Problem statement:
Copy all lines holding the word "matplotlib" from the entries.

Data listing:
--------
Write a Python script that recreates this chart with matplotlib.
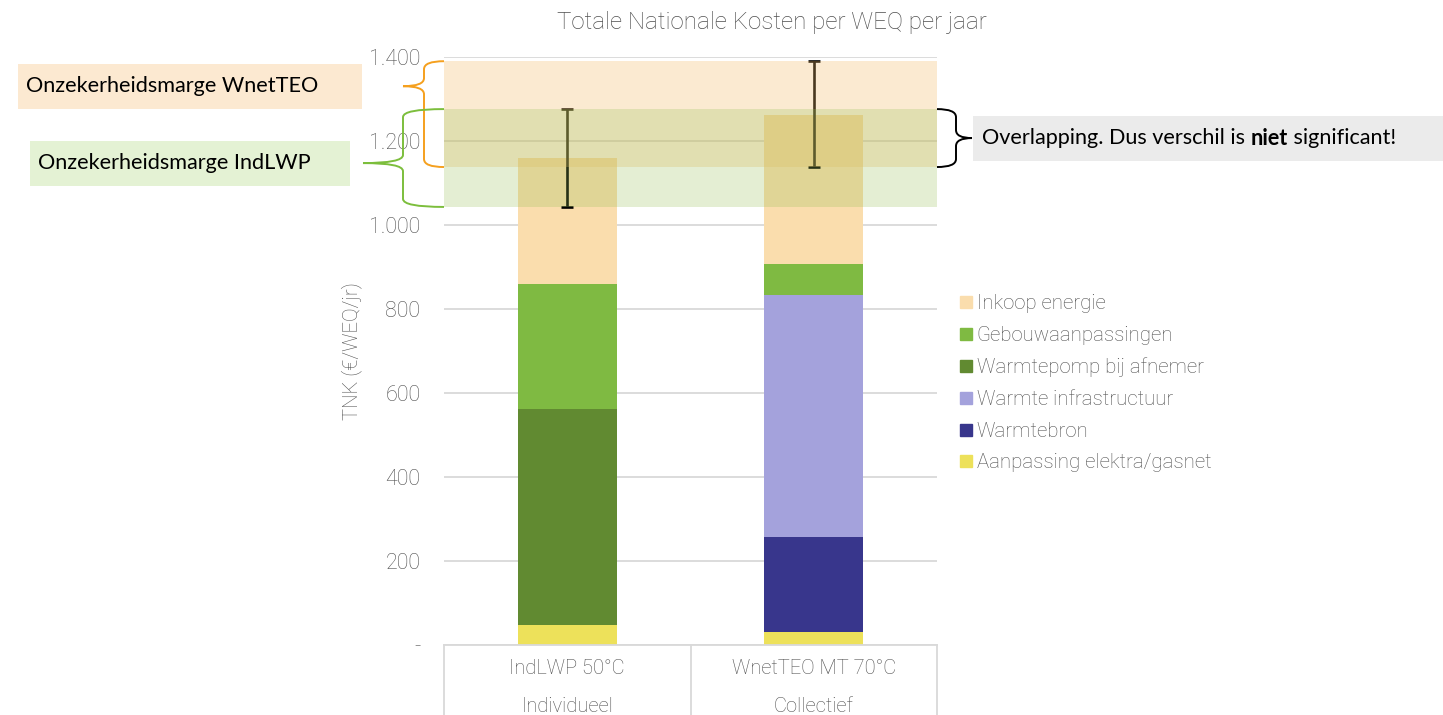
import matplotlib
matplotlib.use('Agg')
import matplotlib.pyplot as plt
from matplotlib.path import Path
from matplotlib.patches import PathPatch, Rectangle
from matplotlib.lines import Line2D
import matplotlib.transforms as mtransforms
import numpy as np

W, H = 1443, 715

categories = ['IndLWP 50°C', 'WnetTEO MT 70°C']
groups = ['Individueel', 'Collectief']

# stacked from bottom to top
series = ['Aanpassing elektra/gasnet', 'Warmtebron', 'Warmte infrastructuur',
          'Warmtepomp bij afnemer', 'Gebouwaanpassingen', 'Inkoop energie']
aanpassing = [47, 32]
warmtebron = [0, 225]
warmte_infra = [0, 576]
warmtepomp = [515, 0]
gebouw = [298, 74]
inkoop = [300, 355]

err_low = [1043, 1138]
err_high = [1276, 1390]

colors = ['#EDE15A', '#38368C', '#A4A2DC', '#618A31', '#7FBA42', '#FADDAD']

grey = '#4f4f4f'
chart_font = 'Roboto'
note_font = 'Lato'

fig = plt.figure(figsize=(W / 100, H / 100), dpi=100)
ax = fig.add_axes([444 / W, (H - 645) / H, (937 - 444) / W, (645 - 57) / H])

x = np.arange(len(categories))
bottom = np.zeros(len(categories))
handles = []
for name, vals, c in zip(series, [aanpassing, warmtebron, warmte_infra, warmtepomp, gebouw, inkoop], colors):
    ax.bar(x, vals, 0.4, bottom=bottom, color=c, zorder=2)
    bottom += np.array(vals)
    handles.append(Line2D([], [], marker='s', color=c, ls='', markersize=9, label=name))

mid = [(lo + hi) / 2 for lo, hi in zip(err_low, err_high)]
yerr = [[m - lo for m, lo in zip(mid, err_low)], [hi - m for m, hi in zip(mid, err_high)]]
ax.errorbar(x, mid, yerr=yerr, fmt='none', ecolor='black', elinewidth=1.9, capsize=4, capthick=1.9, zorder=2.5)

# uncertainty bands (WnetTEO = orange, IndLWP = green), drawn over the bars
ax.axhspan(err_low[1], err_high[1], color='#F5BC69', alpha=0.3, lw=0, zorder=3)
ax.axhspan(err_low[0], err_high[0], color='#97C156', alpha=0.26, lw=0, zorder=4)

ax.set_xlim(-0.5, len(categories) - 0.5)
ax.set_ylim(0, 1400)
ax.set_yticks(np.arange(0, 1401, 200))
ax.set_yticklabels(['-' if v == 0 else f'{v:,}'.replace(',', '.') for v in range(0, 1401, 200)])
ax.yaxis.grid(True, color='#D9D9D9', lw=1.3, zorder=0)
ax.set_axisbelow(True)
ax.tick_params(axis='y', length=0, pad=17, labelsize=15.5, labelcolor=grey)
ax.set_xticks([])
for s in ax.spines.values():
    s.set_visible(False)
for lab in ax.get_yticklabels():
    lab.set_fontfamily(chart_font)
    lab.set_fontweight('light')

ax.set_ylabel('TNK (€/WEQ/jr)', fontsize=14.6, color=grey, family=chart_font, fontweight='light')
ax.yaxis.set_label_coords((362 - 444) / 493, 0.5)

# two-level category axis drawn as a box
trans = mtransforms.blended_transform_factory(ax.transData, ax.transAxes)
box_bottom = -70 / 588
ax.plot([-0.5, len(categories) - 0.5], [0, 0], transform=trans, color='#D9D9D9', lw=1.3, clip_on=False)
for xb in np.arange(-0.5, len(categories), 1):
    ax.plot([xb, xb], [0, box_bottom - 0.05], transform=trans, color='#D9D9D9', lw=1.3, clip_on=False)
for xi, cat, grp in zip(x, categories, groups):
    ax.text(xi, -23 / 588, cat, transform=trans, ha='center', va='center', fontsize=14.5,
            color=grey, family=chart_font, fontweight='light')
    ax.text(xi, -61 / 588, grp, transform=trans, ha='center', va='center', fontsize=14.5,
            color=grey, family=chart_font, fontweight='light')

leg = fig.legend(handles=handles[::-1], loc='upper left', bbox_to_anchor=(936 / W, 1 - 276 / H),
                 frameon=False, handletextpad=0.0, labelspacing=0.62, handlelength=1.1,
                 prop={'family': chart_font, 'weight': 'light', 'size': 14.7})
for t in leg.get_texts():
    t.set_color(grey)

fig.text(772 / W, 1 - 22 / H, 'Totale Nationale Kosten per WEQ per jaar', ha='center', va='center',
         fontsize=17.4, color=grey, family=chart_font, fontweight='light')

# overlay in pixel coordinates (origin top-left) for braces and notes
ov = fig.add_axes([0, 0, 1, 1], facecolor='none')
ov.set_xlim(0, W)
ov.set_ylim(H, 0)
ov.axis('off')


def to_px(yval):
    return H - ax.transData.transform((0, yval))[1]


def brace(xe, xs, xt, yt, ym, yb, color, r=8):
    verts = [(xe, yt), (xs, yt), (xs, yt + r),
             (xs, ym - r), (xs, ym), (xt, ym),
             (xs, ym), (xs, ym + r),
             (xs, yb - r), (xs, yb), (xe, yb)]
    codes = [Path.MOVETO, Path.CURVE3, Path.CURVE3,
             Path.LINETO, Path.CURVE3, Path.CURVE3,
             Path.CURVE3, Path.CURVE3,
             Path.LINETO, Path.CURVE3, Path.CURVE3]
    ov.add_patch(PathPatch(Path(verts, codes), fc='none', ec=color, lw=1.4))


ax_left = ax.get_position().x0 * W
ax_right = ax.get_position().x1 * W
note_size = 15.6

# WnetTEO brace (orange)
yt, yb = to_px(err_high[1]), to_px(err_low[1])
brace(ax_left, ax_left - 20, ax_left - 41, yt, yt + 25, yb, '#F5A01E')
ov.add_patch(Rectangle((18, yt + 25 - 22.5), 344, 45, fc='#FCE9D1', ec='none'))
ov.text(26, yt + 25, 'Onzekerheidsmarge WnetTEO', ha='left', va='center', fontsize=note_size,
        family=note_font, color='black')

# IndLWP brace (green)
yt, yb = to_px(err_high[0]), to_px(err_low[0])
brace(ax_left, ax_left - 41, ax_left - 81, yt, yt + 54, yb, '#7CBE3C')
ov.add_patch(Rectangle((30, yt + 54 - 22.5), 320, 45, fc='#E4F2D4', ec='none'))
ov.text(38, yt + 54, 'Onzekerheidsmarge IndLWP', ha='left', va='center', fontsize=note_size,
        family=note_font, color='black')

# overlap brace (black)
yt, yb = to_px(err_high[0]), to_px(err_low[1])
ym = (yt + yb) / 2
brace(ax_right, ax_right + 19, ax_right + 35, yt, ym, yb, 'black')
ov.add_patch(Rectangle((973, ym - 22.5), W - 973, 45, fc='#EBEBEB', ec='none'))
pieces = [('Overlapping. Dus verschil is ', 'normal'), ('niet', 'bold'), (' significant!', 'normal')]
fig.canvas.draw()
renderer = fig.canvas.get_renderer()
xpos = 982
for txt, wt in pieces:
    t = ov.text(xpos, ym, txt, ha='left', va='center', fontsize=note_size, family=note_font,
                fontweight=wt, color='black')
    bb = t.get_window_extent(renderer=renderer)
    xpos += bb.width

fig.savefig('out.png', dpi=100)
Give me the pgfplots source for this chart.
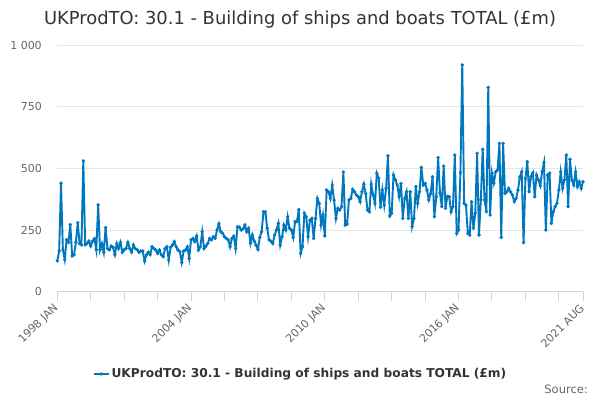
--------
Solution for this problem:
Write a Python script that recreates this chart with matplotlib.
import matplotlib
matplotlib.use('Agg')
import matplotlib.pyplot as plt
from matplotlib.path import Path
from matplotlib.patches import PathPatch, Rectangle
from matplotlib.lines import Line2D
import matplotlib.transforms as mtransforms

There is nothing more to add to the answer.